* _TASK DIRECTIONS_
Images should be left out, and everything else in the listing reproduced exactly.

* _DATA EXTRACT_

--

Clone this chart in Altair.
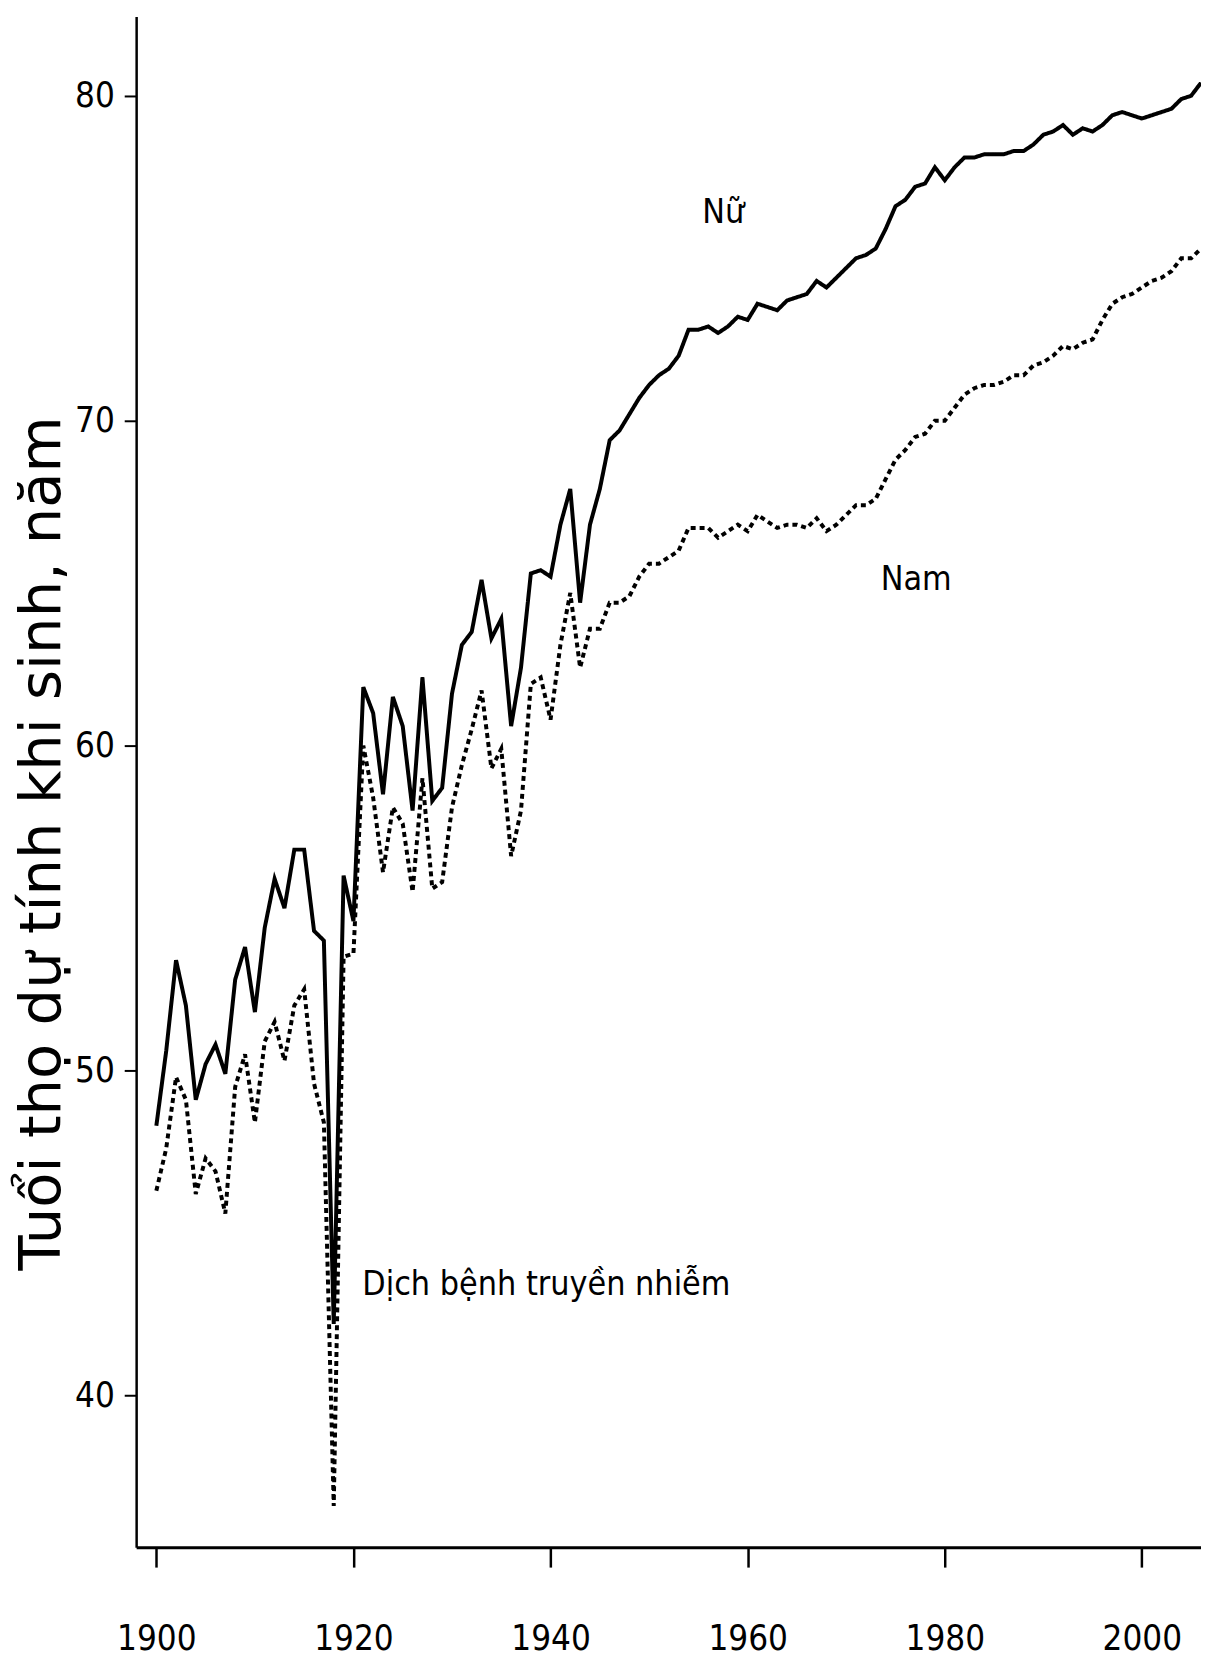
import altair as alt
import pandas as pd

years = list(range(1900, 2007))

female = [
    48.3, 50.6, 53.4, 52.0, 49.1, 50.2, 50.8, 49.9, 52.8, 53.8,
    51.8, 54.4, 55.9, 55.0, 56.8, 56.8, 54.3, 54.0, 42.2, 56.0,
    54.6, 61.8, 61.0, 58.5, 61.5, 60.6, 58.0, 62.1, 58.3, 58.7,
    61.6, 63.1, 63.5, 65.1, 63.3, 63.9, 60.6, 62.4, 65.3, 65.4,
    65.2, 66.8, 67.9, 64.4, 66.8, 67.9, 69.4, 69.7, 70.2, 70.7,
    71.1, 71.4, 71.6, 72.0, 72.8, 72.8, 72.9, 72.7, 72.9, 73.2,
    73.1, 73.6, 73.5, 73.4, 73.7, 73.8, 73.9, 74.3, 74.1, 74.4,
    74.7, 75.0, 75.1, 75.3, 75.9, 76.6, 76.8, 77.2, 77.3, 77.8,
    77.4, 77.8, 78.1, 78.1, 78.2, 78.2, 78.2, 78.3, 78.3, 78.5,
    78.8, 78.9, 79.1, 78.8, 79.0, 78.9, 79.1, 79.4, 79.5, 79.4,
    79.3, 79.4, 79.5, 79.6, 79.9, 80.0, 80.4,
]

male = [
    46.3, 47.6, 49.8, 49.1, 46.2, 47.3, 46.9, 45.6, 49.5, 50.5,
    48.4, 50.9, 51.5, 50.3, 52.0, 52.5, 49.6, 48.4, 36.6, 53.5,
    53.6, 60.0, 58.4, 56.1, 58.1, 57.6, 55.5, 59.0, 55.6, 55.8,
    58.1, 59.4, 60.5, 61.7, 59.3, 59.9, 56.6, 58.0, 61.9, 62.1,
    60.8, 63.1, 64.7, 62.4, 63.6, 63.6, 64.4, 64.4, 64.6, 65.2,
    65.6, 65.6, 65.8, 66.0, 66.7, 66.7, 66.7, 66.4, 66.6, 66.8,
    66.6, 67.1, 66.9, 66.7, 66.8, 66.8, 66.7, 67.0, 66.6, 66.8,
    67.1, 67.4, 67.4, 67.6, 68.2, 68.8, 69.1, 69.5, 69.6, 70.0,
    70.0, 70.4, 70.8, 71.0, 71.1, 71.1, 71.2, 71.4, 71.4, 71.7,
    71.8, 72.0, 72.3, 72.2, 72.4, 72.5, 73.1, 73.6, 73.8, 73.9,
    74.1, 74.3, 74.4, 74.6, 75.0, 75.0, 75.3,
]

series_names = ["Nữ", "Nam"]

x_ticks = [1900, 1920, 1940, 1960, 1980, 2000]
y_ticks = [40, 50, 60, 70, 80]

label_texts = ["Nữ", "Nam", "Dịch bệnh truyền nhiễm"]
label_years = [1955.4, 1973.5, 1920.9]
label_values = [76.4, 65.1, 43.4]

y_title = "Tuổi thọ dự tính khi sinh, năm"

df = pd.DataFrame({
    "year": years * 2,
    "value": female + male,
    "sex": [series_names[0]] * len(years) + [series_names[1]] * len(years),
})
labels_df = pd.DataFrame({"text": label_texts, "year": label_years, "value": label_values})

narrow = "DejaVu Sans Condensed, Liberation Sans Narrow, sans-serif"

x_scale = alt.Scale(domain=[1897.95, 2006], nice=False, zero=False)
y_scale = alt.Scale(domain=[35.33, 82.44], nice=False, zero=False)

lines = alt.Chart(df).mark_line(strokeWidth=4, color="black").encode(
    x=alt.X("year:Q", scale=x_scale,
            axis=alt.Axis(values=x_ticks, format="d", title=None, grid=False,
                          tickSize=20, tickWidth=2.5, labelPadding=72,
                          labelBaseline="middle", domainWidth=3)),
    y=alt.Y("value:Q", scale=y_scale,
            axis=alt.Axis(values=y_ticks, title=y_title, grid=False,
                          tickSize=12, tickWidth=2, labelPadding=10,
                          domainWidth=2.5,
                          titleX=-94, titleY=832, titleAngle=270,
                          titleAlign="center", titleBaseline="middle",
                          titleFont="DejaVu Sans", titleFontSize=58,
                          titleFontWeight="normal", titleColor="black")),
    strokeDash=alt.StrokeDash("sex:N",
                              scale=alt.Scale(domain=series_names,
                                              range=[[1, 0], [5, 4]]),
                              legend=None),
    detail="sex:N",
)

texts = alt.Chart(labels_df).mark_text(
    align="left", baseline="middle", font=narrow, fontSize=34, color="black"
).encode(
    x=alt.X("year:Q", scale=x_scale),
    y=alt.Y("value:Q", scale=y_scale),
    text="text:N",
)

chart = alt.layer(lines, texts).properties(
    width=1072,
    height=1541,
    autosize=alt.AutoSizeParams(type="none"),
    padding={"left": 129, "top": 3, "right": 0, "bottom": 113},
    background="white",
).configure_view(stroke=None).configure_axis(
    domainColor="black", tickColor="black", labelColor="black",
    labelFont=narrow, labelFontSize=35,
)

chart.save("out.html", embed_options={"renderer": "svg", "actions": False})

--

* _CORRECT RESULT_
Clone this chart in Altair.
import altair as alt
import pandas as pd

years = list(range(1900, 2007))

female = [
    48.3, 50.6, 53.4, 52.0, 49.1, 50.2, 50.8, 49.9, 52.8, 53.8,
    51.8, 54.4, 55.9, 55.0, 56.8, 56.8, 54.3, 54.0, 42.2, 56.0,
    54.6, 61.8, 61.0, 58.5, 61.5, 60.6, 58.0, 62.1, 58.3, 58.7,
    61.6, 63.1, 63.5, 65.1, 63.3, 63.9, 60.6, 62.4, 65.3, 65.4,
    65.2, 66.8, 67.9, 64.4, 66.8, 67.9, 69.4, 69.7, 70.2, 70.7,
    71.1, 71.4, 71.6, 72.0, 72.8, 72.8, 72.9, 72.7, 72.9, 73.2,
    73.1, 73.6, 73.5, 73.4, 73.7, 73.8, 73.9, 74.3, 74.1, 74.4,
    74.7, 75.0, 75.1, 75.3, 75.9, 76.6, 76.8, 77.2, 77.3, 77.8,
    77.4, 77.8, 78.1, 78.1, 78.2, 78.2, 78.2, 78.3, 78.3, 78.5,
    78.8, 78.9, 79.1, 78.8, 79.0, 78.9, 79.1, 79.4, 79.5, 79.4,
    79.3, 79.4, 79.5, 79.6, 79.9, 80.0, 80.4,
]

male = [
    46.3, 47.6, 49.8, 49.1, 46.2, 47.3, 46.9, 45.6, 49.5, 50.5,
    48.4, 50.9, 51.5, 50.3, 52.0, 52.5, 49.6, 48.4, 36.6, 53.5,
    53.6, 60.0, 58.4, 56.1, 58.1, 57.6, 55.5, 59.0, 55.6, 55.8,
    58.1, 59.4, 60.5, 61.7, 59.3, 59.9, 56.6, 58.0, 61.9, 62.1,
    60.8, 63.1, 64.7, 62.4, 63.6, 63.6, 64.4, 64.4, 64.6, 65.2,
    65.6, 65.6, 65.8, 66.0, 66.7, 66.7, 66.7, 66.4, 66.6, 66.8,
    66.6, 67.1, 66.9, 66.7, 66.8, 66.8, 66.7, 67.0, 66.6, 66.8,
    67.1, 67.4, 67.4, 67.6, 68.2, 68.8, 69.1, 69.5, 69.6, 70.0,
    70.0, 70.4, 70.8, 71.0, 71.1, 71.1, 71.2, 71.4, 71.4, 71.7,
    71.8, 72.0, 72.3, 72.2, 72.4, 72.5, 73.1, 73.6, 73.8, 73.9,
    74.1, 74.3, 74.4, 74.6, 75.0, 75.0, 75.3,
]

series_names = ["Nữ", "Nam"]

x_ticks = [1900, 1920, 1940, 1960, 1980, 2000]
y_ticks = [40, 50, 60, 70, 80]

label_texts = ["Nữ", "Nam", "Dịch bệnh truyền nhiễm"]
label_years = [1955.4, 1973.5, 1920.9]
label_values = [76.4, 65.1, 43.4]

y_title = "Tuổi thọ dự tính khi sinh, năm"

df = pd.DataFrame({
    "year": years * 2,
    "value": female + male,
    "sex": [series_names[0]] * len(years) + [series_names[1]] * len(years),
})
labels_df = pd.DataFrame({"text": label_texts, "year": label_years, "value": label_values})

narrow = "DejaVu Sans Condensed, Liberation Sans Narrow, sans-serif"

x_scale = alt.Scale(domain=[1897.95, 2006], nice=False, zero=False)
y_scale = alt.Scale(domain=[35.33, 82.44], nice=False, zero=False)

lines = alt.Chart(df).mark_line(strokeWidth=4, color="black").encode(
    x=alt.X("year:Q", scale=x_scale,
            axis=alt.Axis(values=x_ticks, format="d", title=None, grid=False,
                          tickSize=20, tickWidth=2.5, labelPadding=72,
                          labelBaseline="middle", domainWidth=3)),
    y=alt.Y("value:Q", scale=y_scale,
            axis=alt.Axis(values=y_ticks, title=y_title, grid=False,
                          tickSize=12, tickWidth=2, labelPadding=10,
                          domainWidth=2.5,
                          titleX=-94, titleY=832, titleAngle=270,
                          titleAlign="center", titleBaseline="middle",
                          titleFont="DejaVu Sans", titleFontSize=58,
                          titleFontWeight="normal", titleColor="black")),
    strokeDash=alt.StrokeDash("sex:N",
                              scale=alt.Scale(domain=series_names,
                                              range=[[1, 0], [5, 4]]),
                              legend=None),
    detail="sex:N",
)

texts = alt.Chart(labels_df).mark_text(
    align="left", baseline="middle", font=narrow, fontSize=34, color="black"
).encode(
    x=alt.X("year:Q", scale=x_scale),
    y=alt.Y("value:Q", scale=y_scale),
    text="text:N",
)

chart = alt.layer(lines, texts).properties(
    width=1072,
    height=1541,
    autosize=alt.AutoSizeParams(type="none"),
    padding={"left": 129, "top": 3, "right": 0, "bottom": 113},
    background="white",
).configure_view(stroke=None).configure_axis(
    domainColor="black", tickColor="black", labelColor="black",
    labelFont=narrow, labelFontSize=35,
)

chart.save("out.html", embed_options={"renderer": "svg", "actions": False})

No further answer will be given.